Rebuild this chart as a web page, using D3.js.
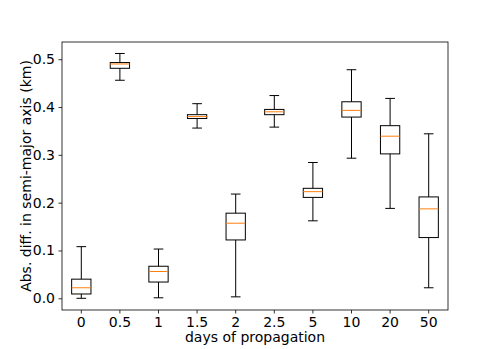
<!DOCTYPE html>
<html>
<head>
<meta charset="utf-8">
<script src="https://cdn.jsdelivr.net/npm/d3@7"></script>
<style>
  body { margin: 0; background: #fff; }
  svg text { font-family: "DejaVu Sans", sans-serif; fill: #000; }
</style>
</head>
<body>
<div id="chart"></div>
<script>
// days of propagation
var days = ["0", "0.5", "1", "1.5", "2", "2.5", "5", "10", "20", "50"];
// box stats (km)
var whiskLow  = [0.000, 0.456, 0.001, 0.356, 0.003, 0.358, 0.162, 0.293, 0.188, 0.022];
var q1        = [0.009, 0.481, 0.034, 0.376, 0.122, 0.384, 0.211, 0.379, 0.302, 0.127];
var medians   = [0.022, 0.490, 0.056, 0.380, 0.157, 0.390, 0.223, 0.393, 0.339, 0.187];
var q3        = [0.040, 0.493, 0.067, 0.384, 0.178, 0.395, 0.230, 0.411, 0.361, 0.212];
var whiskHigh = [0.108, 0.512, 0.103, 0.407, 0.218, 0.424, 0.284, 0.478, 0.418, 0.344];
var yTicks = [0.0, 0.1, 0.2, 0.3, 0.4, 0.5];

var W = 498, H = 349;
var margin = {top: 42, right: 50, bottom: 39, left: 62},
    width = W - margin.left - margin.right,
    height = H - margin.top - margin.bottom;

var boxes = days.map(function(d, i) {
  return {day: d, lo: whiskLow[i], q1: q1[i], med: medians[i], q3: q3[i], hi: whiskHigh[i]};
});

var x = d3.scaleBand()
  .domain(days)
  .range([0, width])
  .paddingInner(0.5)
  .paddingOuter(0.25);

var y = d3.scaleLinear()
  .domain([-0.0245, 0.536])
  .range([height, 0]);

var svg = d3.select("#chart").append("svg")
    .attr("width", W)
    .attr("height", H)
  .append("g")
    .attr("transform", "translate(" + margin.left + "," + margin.top + ")");

var bw = x.bandwidth();
var capW = bw / 2;

var g = svg.selectAll(".box")
    .data(boxes)
  .enter().append("g")
    .attr("class", "box")
    .attr("transform", function(d) { return "translate(" + (x(d.day) + bw / 2) + ",0)"; });

// whiskers
g.append("line")
  .attr("x1", 0).attr("x2", 0)
  .attr("y1", function(d) { return y(d.q3); })
  .attr("y2", function(d) { return y(d.hi); })
  .attr("stroke", "#000");
g.append("line")
  .attr("x1", 0).attr("x2", 0)
  .attr("y1", function(d) { return y(d.q1); })
  .attr("y2", function(d) { return y(d.lo); })
  .attr("stroke", "#000");
// caps
g.append("line")
  .attr("x1", -capW / 2).attr("x2", capW / 2)
  .attr("y1", function(d) { return y(d.hi); })
  .attr("y2", function(d) { return y(d.hi); })
  .attr("stroke", "#000");
g.append("line")
  .attr("x1", -capW / 2).attr("x2", capW / 2)
  .attr("y1", function(d) { return y(d.lo); })
  .attr("y2", function(d) { return y(d.lo); })
  .attr("stroke", "#000");
// box
g.append("rect")
  .attr("x", -bw / 2)
  .attr("width", bw)
  .attr("y", function(d) { return y(d.q3); })
  .attr("height", function(d) { return y(d.q1) - y(d.q3); })
  .attr("fill", "none")
  .attr("stroke", "#000");
// median
g.append("line")
  .attr("x1", -bw / 2).attr("x2", bw / 2)
  .attr("y1", function(d) { return y(d.med); })
  .attr("y2", function(d) { return y(d.med); })
  .attr("stroke", "#ff7f0e");

// axes
var xAxis = d3.axisBottom(x).tickSizeOuter(0).tickSize(3.5).tickPadding(3.5);
var yAxis = d3.axisLeft(y).tickValues(yTicks).tickFormat(d3.format(".1f"))
  .tickSizeOuter(0).tickSize(3.5).tickPadding(3.5);

var gx = svg.append("g")
  .attr("transform", "translate(0," + height + ")")
  .call(xAxis);
var gy = svg.append("g").call(yAxis);

[gx, gy].forEach(function(a) {
  a.select(".domain").remove();
  a.selectAll(".tick line").attr("stroke", "#000").attr("stroke-width", 0.8);
  a.selectAll(".tick text").style("font-size", "14px").style("font-family", "DejaVu Sans");
});

// frame
svg.append("rect")
  .attr("width", width)
  .attr("height", height)
  .attr("fill", "none")
  .attr("stroke", "#000")
  .attr("stroke-width", 0.8);

svg.append("text")
  .attr("x", width / 2)
  .attr("y", height + 32)
  .attr("text-anchor", "middle")
  .style("font-size", "14px")
  .text("days of propagation");

svg.append("text")
  .attr("transform", "translate(" + (-31) + "," + (height / 2) + ") rotate(-90)")
  .attr("text-anchor", "middle")
  .style("font-size", "14px")
  .text("Abs. diff. in semi-major axis (km)");
</script>
</body>
</html>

────────────────────────────────────────

▸ WHAT NEEDS TO BE DONE:
Quote, please, every line of the material above from its start through the line that has "var yTicks = [0.0, 0.1, 0.2, 0.3, 0.4, 0.5];", reproducing the words exactly and dropping any images.

▸ WRITTEN SOLUTION:
Rebuild this chart as a web page, using D3.js.
<!DOCTYPE html>
<html>
<head>
<meta charset="utf-8">
<script src="https://cdn.jsdelivr.net/npm/d3@7"></script>
<style>
  body { margin: 0; background: #fff; }
  svg text { font-family: "DejaVu Sans", sans-serif; fill: #000; }
</style>
</head>
<body>
<div id="chart"></div>
<script>
// days of propagation
var days = ["0", "0.5", "1", "1.5", "2", "2.5", "5", "10", "20", "50"];
// box stats (km)
var whiskLow  = [0.000, 0.456, 0.001, 0.356, 0.003, 0.358, 0.162, 0.293, 0.188, 0.022];
var q1        = [0.009, 0.481, 0.034, 0.376, 0.122, 0.384, 0.211, 0.379, 0.302, 0.127];
var medians   = [0.022, 0.490, 0.056, 0.380, 0.157, 0.390, 0.223, 0.393, 0.339, 0.187];
var q3        = [0.040, 0.493, 0.067, 0.384, 0.178, 0.395, 0.230, 0.411, 0.361, 0.212];
var whiskHigh = [0.108, 0.512, 0.103, 0.407, 0.218, 0.424, 0.284, 0.478, 0.418, 0.344];
var yTicks = [0.0, 0.1, 0.2, 0.3, 0.4, 0.5];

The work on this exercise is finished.